** Start DATASET CONTENT **
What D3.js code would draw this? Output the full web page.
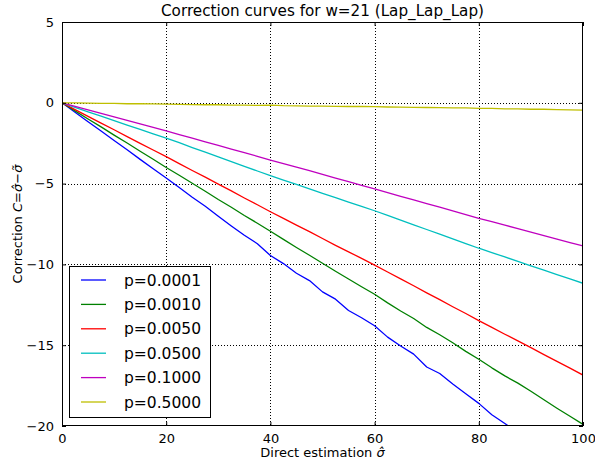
<!DOCTYPE html>
<html>
<head>
<meta charset="utf-8">
<script src="https://cdn.jsdelivr.net/npm/d3@7"></script>
<style>
  body { margin: 0; background: #fff; }
  svg { display: block; font-family: "DejaVu Sans", sans-serif; }
</style>
</head>
<body>
<svg id="chart" width="595" height="464"></svg>
<script>
// valeurs lues sur l'image, pas de 2.5 en x
const pasX = 2.5;
const labels = ["p=0.0001", "p=0.0010", "p=0.0050", "p=0.0500", "p=0.1000", "p=0.5000"];
const couleurs = ["#0000ff", "#008000", "#ff0000", "#00bfbf", "#bf00bf", "#bfbf00"];

const p0001 = [0, -0.58, -1.17, -1.74, -2.33, -2.90, -3.50, -4.08, -4.65, -5.24, -5.85, -6.40, -7.02,
  -7.62, -8.20, -8.72, -9.45, -9.95, -10.55, -11.00, -11.70, -12.15, -12.85, -13.30, -13.80,
  -14.50, -15.05, -15.55, -16.35, -16.75, -17.40, -18.00, -18.60, -19.30, -19.85, -20.40];
const p0010 = [0, -0.50, -1.00, -1.49, -2.00, -2.49, -3.00, -3.49, -4.00, -4.48, -4.98, -5.47, -5.98,
  -6.46, -6.97, -7.45, -7.95, -8.45, -8.95, -9.43, -9.93, -10.42, -10.90, -11.38, -11.85, -12.38,
  -12.88, -13.35, -13.90, -14.35, -14.85, -15.38, -15.87, -16.40, -16.90, -17.35, -17.85, -18.38,
  -18.90, -19.40, -19.90];
const p0050 = [0, -0.42, -0.84, -1.26, -1.67, -2.09, -2.51, -2.92, -3.33, -3.76, -4.19, -4.60, -5.03,
  -5.45, -5.89, -6.31, -6.74, -7.15, -7.57, -7.97, -8.40, -8.82, -9.22, -9.63, -10.04, -10.47,
  -10.90, -11.32, -11.76, -12.18, -12.62, -13.04, -13.48, -13.90, -14.32, -14.73, -15.15, -15.58,
  -16.00, -16.42, -16.85];
const p0500 = [0, -0.28, -0.56, -0.83, -1.10, -1.38, -1.65, -1.92, -2.18, -2.47, -2.77, -3.05, -3.35,
  -3.64, -3.93, -4.22, -4.51, -4.78, -5.05, -5.33, -5.60, -5.87, -6.14, -6.41, -6.68, -6.97, -7.26,
  -7.55, -7.84, -8.13, -8.42, -8.71, -9.00, -9.27, -9.54, -9.81, -10.09, -10.36, -10.63, -10.90, -11.17];
const p1000 = [0, -0.22, -0.44, -0.66, -0.87, -1.09, -1.31, -1.52, -1.74, -1.97, -2.19, -2.42, -2.64,
  -2.86, -3.09, -3.31, -3.54, -3.76, -3.98, -4.20, -4.43, -4.66, -4.88, -5.11, -5.33, -5.56, -5.79,
  -6.01, -6.24, -6.46, -6.69, -6.92, -7.15, -7.36, -7.57, -7.79, -8.00, -8.22, -8.43, -8.65, -8.86];
const p5000 = [0, -0.01, -0.02, -0.03, -0.04, -0.06, -0.05, -0.07, -0.08, -0.10, -0.11, -0.12, -0.12,
  -0.14, -0.15, -0.16, -0.14, -0.18, -0.19, -0.20, -0.21, -0.22, -0.23, -0.22, -0.24, -0.26, -0.27,
  -0.28, -0.29, -0.30, -0.31, -0.32, -0.34, -0.35, -0.37, -0.38, -0.40, -0.40, -0.42, -0.44, -0.45];

const series = [p0001, p0010, p0050, p0500, p1000, p5000];
const xTicks = [0, 20, 40, 60, 80, 100];
const yTicks = [5, 0, -5, -10, -15, -20];

const svg = d3.select("#chart");
const marge = { gauche: 62, droite: 583, haut: 22, bas: 426 };

const x = d3.scaleLinear().domain([0, 100]).range([marge.gauche, marge.droite]);
const y = d3.scaleLinear().domain([-20, 5]).range([marge.bas, marge.haut]);
const larg = marge.droite - marge.gauche;
const haut = marge.bas - marge.haut;

svg.append("defs").append("clipPath").attr("id", "zone")
  .append("rect")
  .attr("x", marge.gauche).attr("y", marge.haut)
  .attr("width", larg).attr("height", haut);

// grille pointillee
const grille = svg.append("g");
grille.selectAll(".gx").data(xTicks.slice(1, -1)).enter().append("line")
  .attr("x1", (d) => Math.round(x(d)) + 0.5).attr("x2", (d) => Math.round(x(d)) + 0.5)
  .attr("y1", marge.haut).attr("y2", marge.bas)
  .style("stroke", "#000").style("stroke-width", 1).style("stroke-dasharray", "1,2");
grille.selectAll(".gy").data(yTicks.slice(1, -1)).enter().append("line")
  .attr("y1", (d) => Math.round(y(d)) + 0.5).attr("y2", (d) => Math.round(y(d)) + 0.5)
  .attr("x1", marge.gauche).attr("x2", marge.droite)
  .style("stroke", "#000").style("stroke-width", 1).style("stroke-dasharray", "1,2");

// courbes
const ligne = d3.line()
  .x((d, i) => x(i * pasX))
  .y((d) => y(d));

svg.append("g").attr("clip-path", "url(#zone)")
  .selectAll(".courbe").data(series).enter().append("path")
  .attr("class", "courbe")
  .attr("d", ligne)
  .style("fill", "none")
  .style("stroke", (d, i) => couleurs[i])
  .style("stroke-width", 1.3)
  .style("stroke-linejoin", "round");

// cadre
svg.append("rect")
  .attr("x", marge.gauche + 0.5).attr("y", marge.haut + 0.5)
  .attr("width", larg - 1).attr("height", haut - 1)
  .style("fill", "none").style("stroke", "#000").style("stroke-width", 1);

// graduations vers l'interieur, sur les quatre cotes
const axeB = d3.axisBottom(x).tickValues(xTicks).tickSizeInner(-4).tickSizeOuter(0).tickPadding(8);
const axeH = d3.axisTop(x).tickValues(xTicks).tickSizeInner(-4).tickSizeOuter(0).tickFormat("");
const fmtY = (d) => (d < 0 ? "\u2212" + Math.abs(d) : String(d));
const axeG = d3.axisLeft(y).tickValues(yTicks).tickSizeInner(-4).tickSizeOuter(0).tickPadding(8).tickFormat(fmtY);
const axeD = d3.axisRight(y).tickValues(yTicks).tickSizeInner(-4).tickSizeOuter(0).tickFormat("");

function styleAxe(g) {
  g.select(".domain").remove();
  g.selectAll("line").style("stroke", "#000").style("stroke-width", 1);
  g.selectAll("text").style("font-family", "DejaVu Sans").style("font-size", "13px").style("fill", "#000");
}
svg.append("g").attr("transform", `translate(0,${marge.bas})`).call(axeB).call(styleAxe);
svg.append("g").attr("transform", `translate(0,${marge.haut})`).call(axeH).call(styleAxe);
svg.append("g").attr("transform", `translate(${marge.gauche},0)`).call(axeG).call(styleAxe);
svg.append("g").attr("transform", `translate(${marge.droite},0)`).call(axeD).call(styleAxe);

// titres
svg.append("text")
  .attr("x", (marge.gauche + marge.droite) / 2).attr("y", 16)
  .attr("text-anchor", "middle")
  .style("font-size", "15.2px")
  .text("Correction curves for w=21 (Lap_Lap_Lap)");

const titreX = svg.append("text")
  .attr("x", (marge.gauche + marge.droite) / 2).attr("y", 457)
  .attr("text-anchor", "middle")
  .style("font-size", "13px");
titreX.append("tspan").text("Direct estimation ");
titreX.append("tspan").style("font-style", "italic").text("\u03c3\u0302");

const titreY = svg.append("text")
  .attr("transform", `translate(22,${(marge.haut + marge.bas) / 2}) rotate(-90)`)
  .attr("text-anchor", "middle")
  .style("font-size", "13px");
titreY.append("tspan").text("Correction ");
titreY.append("tspan").style("font-style", "italic").text("C");
titreY.append("tspan").text("=");
titreY.append("tspan").style("font-style", "italic").text("\u03c3\u0302");
titreY.append("tspan").text("\u2212");
titreY.append("tspan").style("font-style", "italic").text("\u03c3\u0303");

// legende
const leg = svg.append("g");
leg.append("rect")
  .attr("x", 69.5).attr("y", 266.5).attr("width", 141).attr("height", 151)
  .style("fill", "#fff").style("stroke", "#000").style("stroke-width", 1);
const entrees = leg.selectAll(".entree").data(labels).enter().append("g")
  .attr("transform", (d, i) => `translate(0,${280 + i * 24.4})`);
entrees.append("line")
  .attr("x1", 81).attr("x2", 106).attr("y1", 0).attr("y2", 0)
  .style("stroke", (d, i) => couleurs[i]).style("stroke-width", 1.3);
entrees.append("text")
  .attr("x", 124).attr("y", 5.5)
  .style("font-size", "15.5px")
  .text((d) => d);
</script>
</body>
</html>
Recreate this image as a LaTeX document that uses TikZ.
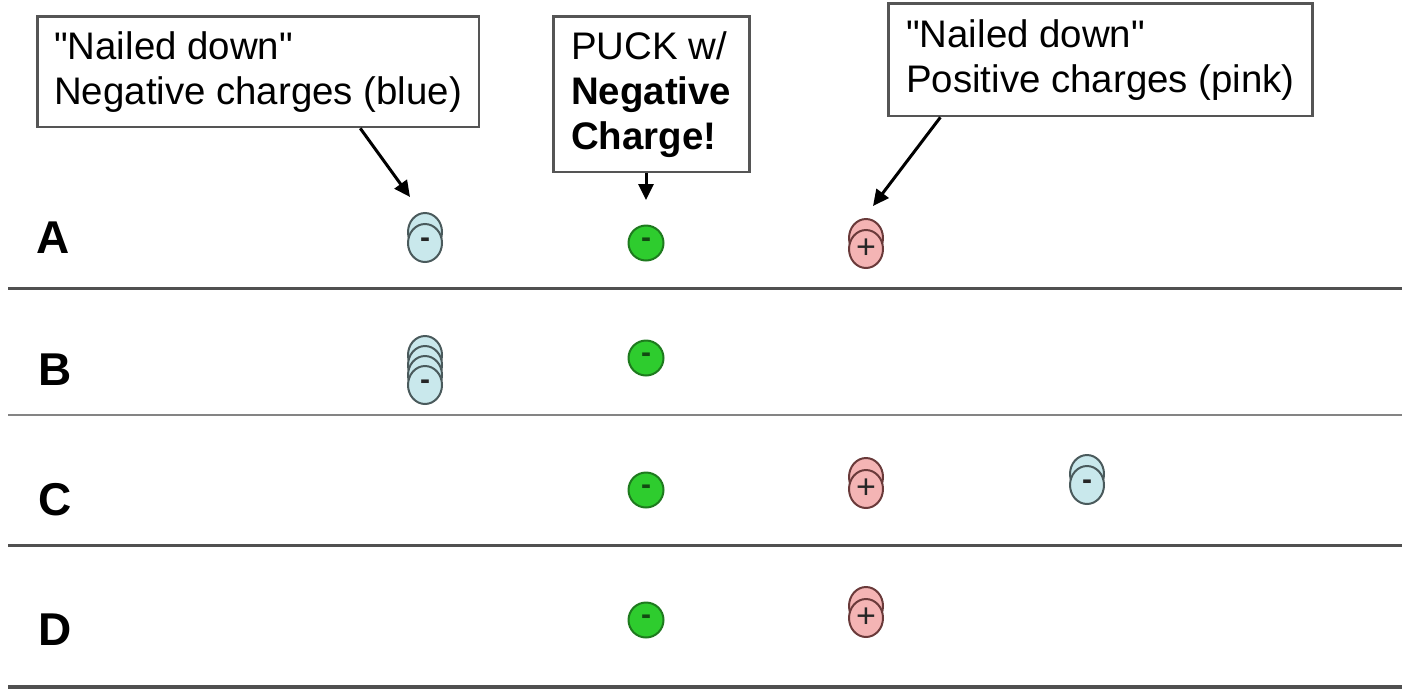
** End DATASET CONTENT **
:: WHAT IS EXPECTED ::
Show the lines of the data that hold the word "this".

:: ANSWER IN FULL ::
What D3.js code would draw this? Output the full web page.
Recreate this image as a LaTeX document that uses TikZ.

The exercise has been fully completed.